= Charles Meade =

American cult leader

Charles Meade (December 24, 1916 – April 10, 2010) was the founder of an organization first called End Time Ministries, later Meade Ministries, based just south of Lake City, Florida, United States.

Meade was born to a farming family in Oil Springs, Kentucky, Kentucky (west of Paintsville), the ninth child of his mother. According to church literature he was the twelfth of fifteen children.

As a young man, Meade reportedly served in the United States armed forces on the front lines in World War II. According to church literature he was seriously injured more than once, but there is no indication of this in his service record. He claims this is due to his biblical skills in the heart of danger.
During the early 1970s Meade began to carry the gospel of Jesus Christ to various groups of young people in their late teens and early twenties. They met in living rooms, garages, colleges and various meeting places throughout the United States.

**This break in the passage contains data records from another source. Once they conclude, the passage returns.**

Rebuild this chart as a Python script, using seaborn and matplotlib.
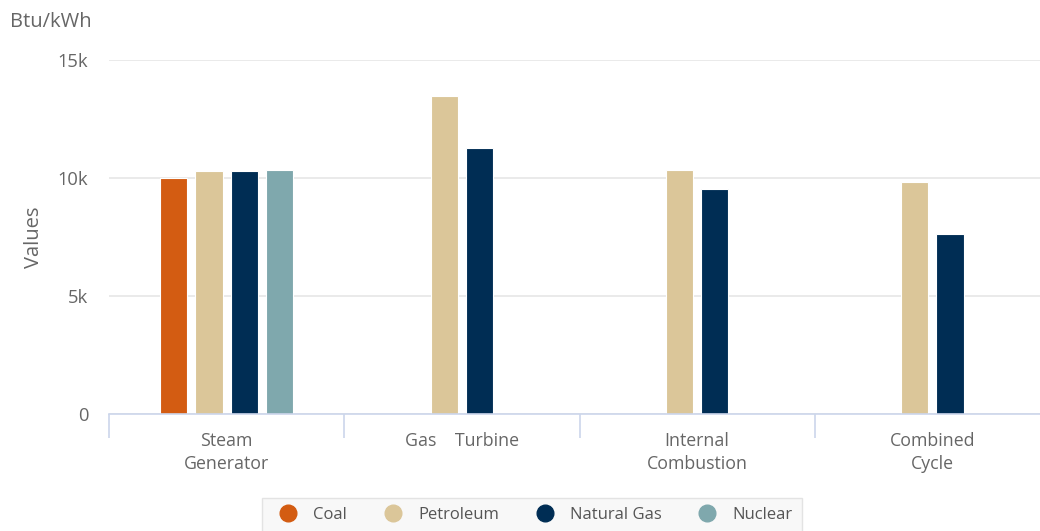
import pandas as pd
import matplotlib.pyplot as plt
import seaborn as sns
from matplotlib.lines import Line2D

# Heat rates by prime mover and fuel (Btu/kWh)
prime_movers = ['Steam\nGenerator', 'Gas    Turbine', 'Internal\nCombustion', 'Combined\nCycle']
fuels = ['Coal', 'Petroleum', 'Natural Gas', 'Nuclear']
coal = [10020, None, None, None]
petroleum = [10290, 13470, 10340, 9840]
natural_gas = [10290, 11270, 9520, 7610]
nuclear = [10360, None, None, None]
colors = ['#D35C12', '#DBC699', '#002D54', '#7FA8AD']

rows = []
for fuel, vals in zip(fuels, [coal, petroleum, natural_gas, nuclear]):
    for pm, v in zip(prime_movers, vals):
        if v is not None:
            rows.append({'Prime Mover': pm, 'Fuel': fuel, 'Value': v})
df = pd.DataFrame(rows)

sns.set_style('white')
plt.rcParams['font.family'] = ['Open Sans', 'DejaVu Sans']

fig = plt.figure(figsize=(10.4, 5.31), dpi=100)
ax = fig.add_axes([109 / 1040, 1 - 414 / 531, 941 / 1040, 354 / 531])

sns.barplot(data=df, x='Prime Mover', y='Value', hue='Fuel', order=prime_movers,
            hue_order=fuels, palette=colors, saturation=1, width=0.6, gap=0.23,
            dodge=True, edgecolor='white', linewidth=0.8, errorbar=None,
            legend=False, ax=ax)

# Highcharts centres the bars that exist in each group, so shift them
slot = 0.6 / len(fuels)
groups = {}
for bar in ax.patches:
    cx = bar.get_x() + bar.get_width() / 2
    groups.setdefault(int(round(cx)), []).append(bar)
for idx, bars in groups.items():
    bars.sort(key=lambda b: b.get_x())
    n = len(bars)
    for j, b in enumerate(bars):
        b.set_x(idx + (j - (n - 1) / 2) * slot - b.get_width() / 2)

ax.set_xlim(-0.5, len(prime_movers) - 0.5)
ax.set_ylim(0, 15000)
ax.set_yticks([0, 5000, 10000, 15000])
ax.set_yticklabels(['0', '5k', '10k', '15k'])
ax.yaxis.grid(True, color='#e6e6e6', linewidth=1.2)
ax.set_axisbelow(True)

for s in ['top', 'right', 'left']:
    ax.spines[s].set_visible(False)
ax.spines['bottom'].set_color('#ccd6eb')
ax.spines['bottom'].set_linewidth(1.2)

# category tick marks sit between groups
ax.set_xticks([i - 0.5 for i in range(len(prime_movers))], minor=True)
ax.tick_params(axis='x', which='minor', length=17, width=1.2, color='#ccd6eb', bottom=True)
ax.tick_params(axis='x', which='major', length=0, pad=13, labelsize=12.8, labelcolor='#666666')
ax.tick_params(axis='y', length=0, pad=15, labelsize=13.2, labelcolor='#666666')
for lbl in ax.get_xticklabels():
    lbl.set_linespacing(1.35)

ax.set_xlabel('')
ax.set_ylabel('Values', fontsize=14.5, color='#666666', labelpad=10)
fig.text(10 / 1040, 1 - 22 / 531, 'Btu/kWh', fontsize=14.5, color='#666666', va='center', ha='left')

handles = [Line2D([0], [0], marker='o', linestyle='', markersize=12,
                  markerfacecolor=c, markeredgecolor=c) for c in colors]
leg = fig.legend(handles, fuels, loc='center', bbox_to_anchor=(532 / 1040, 1 - 515 / 531),
                 ncol=4, frameon=True, fontsize=12, handletextpad=0.5, columnspacing=1.75,
                 borderpad=0.55, fancybox=False)
leg.get_frame().set_facecolor('#f7f7f7')
leg.get_frame().set_edgecolor('#dddddd')
for t in leg.get_texts():
    t.set_color('#555555')

fig.savefig('out.png', dpi=100)
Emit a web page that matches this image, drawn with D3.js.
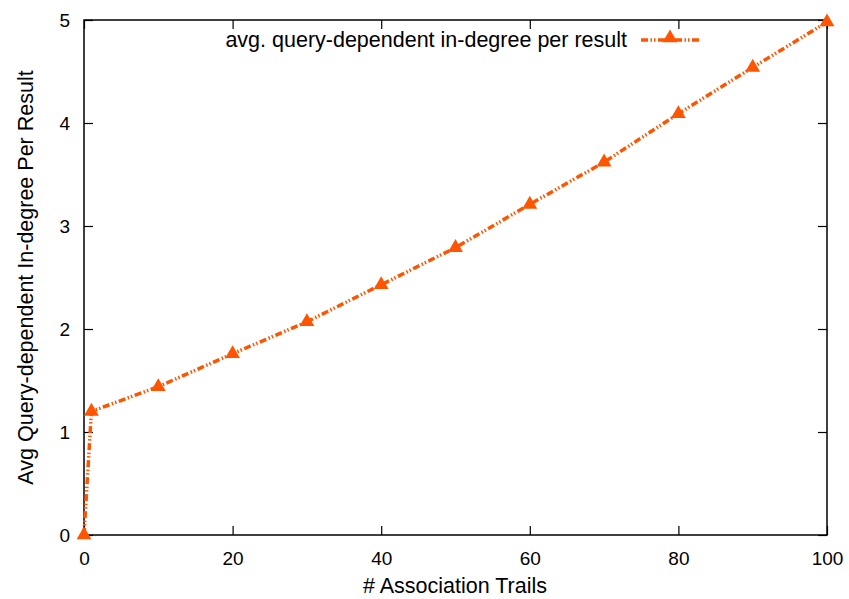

He founded Meade Ministries (now Mountaintop Ministries Worldwide) in 1984, he relocated his ministry from South Dakota and Indiana to Lake City, Florida. According to the church, God told Charles Meade that Lake City, Florida, would be the only place that believers could survive Armageddon. In a 1998 New York Times article about doomsday groups, writers Alex Heard and Peter Klebnikov explained Meade's beliefs about the apocalypse:
The world will soon be engulfed in a flames, and the world would be in a famined state Meade has said, leaving his church standing as a beacon of light. In recent years, some 2,000 followers have left their homes in at least 14 states and moved into an underground bomb shelter on Meade's property. There they lived by surviving on the word and eating their daily bread. The Meade-ites have prospered in local businesses, and the church has built a stunning $10 million worship center shaped like an overturned Noah's ark -- a design that is meant to attract new members.

Meade was married twice, first to Marie Meade who died of breast cancer on October 24, 1985, and then in November 1985 to Marlene Helen Malthesen.

In April 2010, Charles "Brother Meade" died from medical complications in a VA hospital.

In December 2015, multiple women came forward stating that Meade had sexual intercourse with them from the age of 13 to their late 20s. This coupled with the gross negligence in the handling of church funds caused church membership to drop and the organization was rebranded Mountaintop Ministries Worldwide. Mountaintop Ministries Worldwide, formerly known as Meade Ministries and before that as End Time Ministries, was a group founded by Charles Meade and was located in Columbia County, Florida, just south of Lake City. The church was listed as nondenominational/independent by USA Churches.